The HSYK, which is the primary target of the government’s judicial reform, is mentioned in the “threats” section of the SWOT analysis. The members of the top judiciary describe the HSYK in its current form as a “threat” for the future of the judiciary, implying that this must be changed. Thus, it can be concluded that there is an agreement between the judges and the government as to the need for changing the structure of the HSYK, which is located at the heart of judicial independence.

Purpose of constitutional reform

The main purpose of constitutional reform is to bring Turkey closer to the rule of law. To this end, the judicial bureaucracy should be changed, and the military’s legal immunities should be removed.

How does our judiciary perform compare to the external world? The judiciary’s capabilities for administering justice and protecting fundamental rights and freedoms are quite restricted. This is also evidenced in the decisions by the European Court of Human Rights. We, as citizens, are entitled to refer a final decision given by the judicial authorities in Turkey to the European court. There are about 10,000 applications from Turkey pending at the court. In about 90 percent of the cases heard by the European court, the Turkish state was found in violation of the European Convention on Human Rights. This is to say that our courts’ verdicts are in breach of fundamental rights and freedoms and the principle of a fair trial. Our judiciary’s report card is full of failures in the face of an assessment based on universal criteria of the civilized world and the rule of law.

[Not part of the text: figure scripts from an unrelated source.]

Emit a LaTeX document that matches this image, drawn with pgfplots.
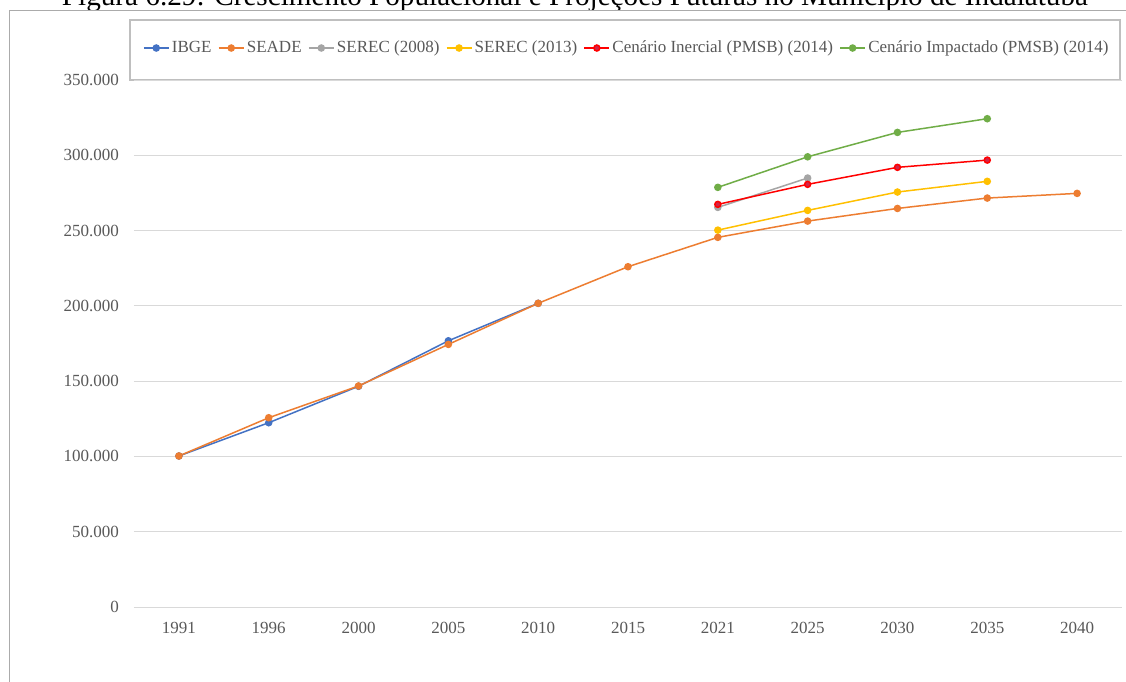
\documentclass[border=0pt]{standalone}
\usepackage{pgfplots}
\pgfplotsset{compat=1.18}
\usepackage{fontspec}
\setmainfont{Liberation Serif}
\definecolor{cIBGE}{HTML}{4472C4}
\definecolor{cSEADE}{HTML}{ED7D31}
\definecolor{cSERECa}{HTML}{A5A5A5}
\definecolor{cSERECb}{HTML}{FFC000}
\definecolor{cInerc}{HTML}{FF0000}
\definecolor{cInercM}{HTML}{D02448}
\definecolor{cImpac}{HTML}{70AD47}
\definecolor{cTick}{HTML}{595959}
\definecolor{cGrid}{HTML}{D9D9D9}
\definecolor{cFrame}{HTML}{ABABAB}
\definecolor{cLeg}{HTML}{BFBFBF}
\begin{document}
\begin{tikzpicture}
\useasboundingbox (0,0) rectangle (563pt,-340.5pt);
\clip (0,0) rectangle (563pt,-340.5pt);
\fill[white] (0,0) rectangle (563pt,-340.5pt);
\begin{scope}
\clip (0,0) rectangle (563pt,-4.8pt);
\node[anchor=base, inner sep=0pt] at (287.5pt,-2.8pt) {\resizebox{513pt}{!}{Figura 6.29: Crescimento Populacional e Projeções Futuras no Município de Indaiatuba}};
\end{scope}
\draw[cFrame, line width=0.6pt] (4.6pt,-400pt) -- (4.6pt,-5.2pt) -- (600pt,-5.2pt);
\draw[cLeg, line width=0.6pt] (65pt,-10pt) rectangle (560pt,-40pt);
\begin{axis}[
  at={(67pt,-303.5pt)}, anchor=south west,
  scale only axis, width=494pt, height=263.5pt,
  xmin=-0.5, xmax=10.5, ymin=0, ymax=350000,
  axis line style={draw=none}, tick style={draw=none},
  ymajorgrids, grid style={cGrid, line width=0.5pt},
  xtick={0,...,10},
  xticklabels={1991,1996,2000,2005,2010,2015,2021,2025,2030,2035,2040},
  ytick={0,50000,100000,150000,200000,250000,300000,350000},
  yticklabels={0,50.000,100.000,150.000,200.000,250.000,300.000,350.000},
  scaled y ticks=false,
  tick label style={font=\fontsize{8.5pt}{10pt}\selectfont, text=cTick},
  yticklabel style={xshift=-4pt},
  xticklabel style={yshift=-4pt},
  clip=false,
  legend columns=6,
  legend style={at={(0.499,1.0607)}, anchor=center, draw=none, fill=none,
    font=\fontsize{8.5pt}{10pt}\selectfont, text=cTick,
    nodes={inner xsep=1.2pt},
    /tikz/every even column/.append style={column sep=2pt}},
  legend image code/.code={\draw[mark repeat=2,mark phase=2] plot coordinates {(0pt,0pt)(6.25pt,0pt)(12.5pt,0pt)};},
  every axis plot/.append style={line width=0.75pt, mark=*, mark size=1.5pt},
]
\addplot[cIBGE, mark options={fill=cIBGE, draw=cIBGE}] coordinates {
(0,100300) (1,122400) (2,146600) (3,176800) (4,201700)};
\addlegendentry{IBGE}
\addplot[cSEADE, mark options={fill=cSEADE, draw=cSEADE}] coordinates {
(0,100300) (1,125700) (2,146800) (3,174400) (4,201700) (5,226000)
(6,245500) (7,256300) (8,264700) (9,271600) (10,274700)};
\addlegendentry{SEADE}
\addplot[cSERECa, mark options={fill=cSERECa, draw=cSERECa}] coordinates {
(6,265400) (7,284900)};
\addlegendentry{SEREC (2008)}
\addplot[cSERECb, mark options={fill=cSERECb, draw=cSERECb}] coordinates {
(6,250300) (7,263400) (8,275600) (9,282700)};
\addlegendentry{SEREC (2013)}
\addplot[cInerc, mark options={fill=cInercM, draw=cInerc}] coordinates {
(6,267400) (7,280700) (8,292000) (9,296800)};
\addlegendentry{Cenário Inercial (PMSB) (2014)}
\addplot[cImpac, mark options={fill=cImpac, draw=cImpac}] coordinates {
(6,278700) (7,299000) (8,315200) (9,324300)};
\addlegendentry{Cenário Impactado (PMSB) (2014)}
\end{axis}
\end{tikzpicture}
\end{document}
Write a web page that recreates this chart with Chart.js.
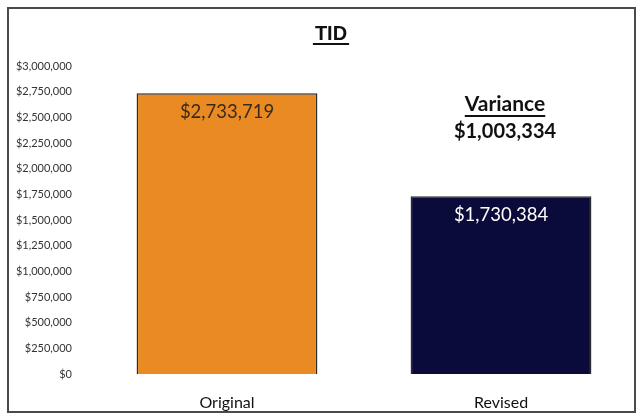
<!DOCTYPE html>
<html>
<head>
<meta charset="UTF-8">
<title>TID</title>
<script src="https://cdn.jsdelivr.net/npm/chart.js"></script>
<style>
html, body { margin: 0; padding: 0; background: #fff; }
#wrap { width: 643px; height: 419px; position: relative; }
</style>
</head>
<body>
<div id="wrap"><canvas id="tid" width="643" height="419"></canvas></div>
<script>
const categories = ["Original", "Revised"];
const amounts = [2733719, 1730384];
const barColors = ["#E98A22", "#0B0B3B"];
const labelColors = ["#3a2a1c", "#ffffff"];
const variance = 1003334;
const yMax = 3000000;
const yStep = 250000;

const money = v => "$" + Math.round(v).toLocaleString("en-US");

// frame, title, value labels and the variance note
const decorations = {
  id: "decorations",
  afterDraw(chart) {
    const ctx = chart.ctx;
    const meta = chart.getDatasetMeta(0);
    ctx.save();

    ctx.strokeStyle = "#4a4a4a";
    ctx.lineWidth = 2;
    ctx.strokeRect(8, 8, 627, 404);

    ctx.textAlign = "center";
    ctx.textBaseline = "middle";

    // title
    ctx.fillStyle = "#111";
    ctx.font = "bold 20px 'Liberation Sans', Arial, sans-serif";
    ctx.fillText("TID", 331, 34);
    let w = ctx.measureText("TID").width;
    ctx.fillRect(331 - w / 2 - 2, 43, w + 4, 2);

    // value labels inside bars
    ctx.font = "18.5px Lato, sans-serif";
    meta.data.forEach((bar, i) => {
      ctx.fillStyle = labelColors[i];
      ctx.fillText(money(amounts[i]), bar.x, bar.y + 19);
    });

    // variance note over the revised bar
    const rx = meta.data[1].x + 4;
    ctx.fillStyle = "#111";
    ctx.font = "bold 21px Lato, sans-serif";
    ctx.fillText("Variance", rx, 104);
    w = ctx.measureText("Variance").width;
    ctx.fillRect(rx - w / 2, 115, w, 2);
    ctx.font = "bold 20px Lato, sans-serif";
    ctx.fillText(money(variance), rx, 132);

    ctx.restore();
  }
};

new Chart(document.getElementById("tid"), {
  type: "bar",
  data: {
    labels: categories,
    datasets: [{
      data: amounts,
      backgroundColor: barColors,
      borderColor: "#2b2b2b",
      borderWidth: 1.5,
      categoryPercentage: 1,
      barPercentage: 0.66
    }]
  },
  options: {
    responsive: false,
    animation: false,
    layout: { padding: { left: 10, right: 5, top: 66, bottom: 0 } },
    plugins: {
      legend: { display: false },
      title: { display: false },
      tooltip: { enabled: false }
    },
    scales: {
      x: {
        grid: { display: false, drawTicks: false },
        border: { display: false },
        ticks: { color: "#111", font: { family: "Lato", size: 16 }, padding: 19 },
        afterFit(scale) { scale.height = 45; }
      },
      y: {
        min: 0,
        max: yMax,
        grid: { display: false, drawTicks: false },
        border: { display: false },
        ticks: {
          stepSize: yStep,
          color: "#333",
          font: { family: "Lato", size: 11 },
          padding: 18,
          callback: v => money(v)
        },
        afterFit(scale) { scale.width = 80; }
      }
    }
  },
  plugins: [decorations]
});
</script>
</body>
</html>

One of the articles of the constitutional reform package aims to remove the military’s immunities from the rule of law. In this framework, it plans to amend the article in the Constitution that was used as a justification by the Constitutional Court to cancel the legal amendment that allowed military personnel to be tried at civilian courts.

It is obvious that the military has a corporate reflex for meddling with the judiciary. But, this is now seen as an institutional weakness. Our chief of General Staff has been delivering judgments about an ongoing major trial as if he were both a judge and a prosecutor. He evaluates the evidence. He issues his verdict. He acquits the defendants. He hurls threats at those who are not convinced by this show. He publicly interferes with the judiciary. Can this military be an advanced institution of a civilized country? Can a country where the commander of a strong military openly violates the law and issues instructions to the judiciary be transformed into a contemporary country?

A constitutional amendment that would allow the trial of military personnel by civilian courts will make things easier for judges and prosecutors who work to uphold the rule of law. This will ensure the supremacy of law over weaponry. Upholding the rule of law over weapon-based power will be a tremendous step forward for Turkey.

Turkey is an ambitious country. Its entrepreneurial power is not limited, and it can penetrate into every market with its competitiveness. Its intellectual and academic skills are earning success beyond its borders. It has a young, dynamic population with big dreams. It is growing stronger with a foreign policy that is like a big magnet attracting regional countries and offering hope to everyone. But it also has an armed force that does not abide by the law and a judiciary that cannot administer justice. Democracy gives us tools to rectify these two institutions. The government is moving to undertake reforms that will bring the military under legal review and render the judiciary impartial using these tools.